Federal Government must crackdown on dodgy private training providers to save students

2 September 2015

Private training providers must be better regulated to protect students and limits placed on the amount of government funding they can receive, the AEU will tell a Senate Inquiry in Melbourne today.

AEU Federal TAFE Secretary Pat Forward, who will give evidence to a Senate Committee Inquiry into private Vocational Education and Training (VET), said that the rapid privatisation of VET had led to students racking up big debts for substandard courses.

“We need to ban unregistered providers from getting government funding, cap the skyrocketing fees private providers can charge, ensure students are getting the hours they pay for and ban the brokers who target vulnerable students,” Ms Forward said.

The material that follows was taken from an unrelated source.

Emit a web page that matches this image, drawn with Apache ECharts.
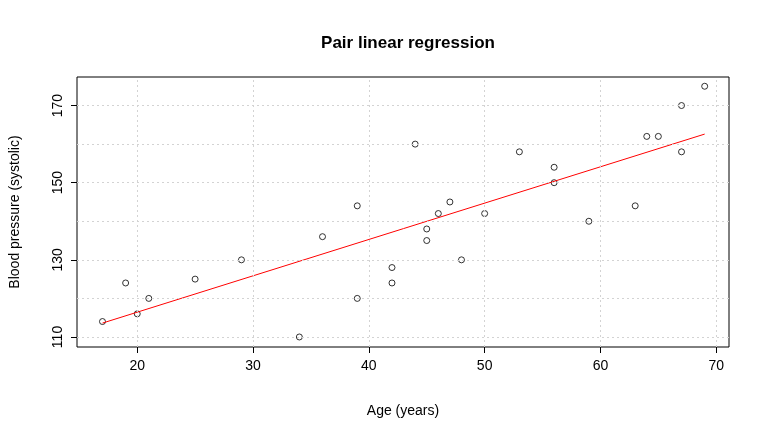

“We also need to maintain TAFEs at the heart of the training system by limiting the proportion of government funding tendered to the private sector to 30 per cent. If we lose the capacity and experience of TAFE, we will not be able to get it back.

“Government policies which allow for-profit private providers to access taxpayer funds to provide VET have been a disaster and must be wound back,” Ms Forward said.

“This privatisation agenda has cut TAFE budgets, driven down the quality of training and left students with huge debts through VET FEE-HELP student loans, often for substandard courses that don’t help them find work.

“New figures on FEE-HELP debts show that students have accrued VET FEE HELP debts of $1.7 billion from January to the end May 2015, up from $1.6 billion in the whole of 2014.

“Student debt is increasing rapidly as unscrupulous private providers take advantage of the fact there are no limits on what they can charge to the FEE HELP scheme.”

“We have seen a decline in government funding per hour of VET, along with a massive growth in student debt, most of which is going to private providers.

“The Australian Standards and Quality Authority’s 2013/14 annual report found that 75 per cent of courses failed to meet standards on a first inspection, an incredibly high figure which shows that regulation cannot keep up with the huge growth of private providers.

Earlier this week Queensland’s Training and Skills Minister Yvette D’Ath warned potential students to protect themselves from “unethical practices” because the training industry “receives government subsidies, and that makes it particularly attractive to shonks looking to make a quick buck”.

“This is a clear admission from a state government of the damage that has been done to the sector by unregulated privatisation,” Ms Forward said.

“Students should be able to enrol for courses knowing that they will not be ripped off and that they will be getting quality training that will improve their chances of getting a job.

“In Victoria we have seen over 10,000 qualifications cancelled in fields like Aged Care and Child Care due to poor quality instruction, and students left to pick up the pieces.”

Ms Forward said there needed to be immediate action to ban unregistered providers and brokers of VET courses.

“Standards must be changed to ensure that students receive, as a bare minimum, the hours that they have paid for, rather than allowing private providers to generate profits by under-training students.”

“We need to regulate the amount that individual courses can charge through FEE-HELP rather than the current system which can see students charged $40,000 for a diploma.

“There should also be a cap on the total amount of VET FEE HELP debt, to limit taxpayers’ exposure to the scheme.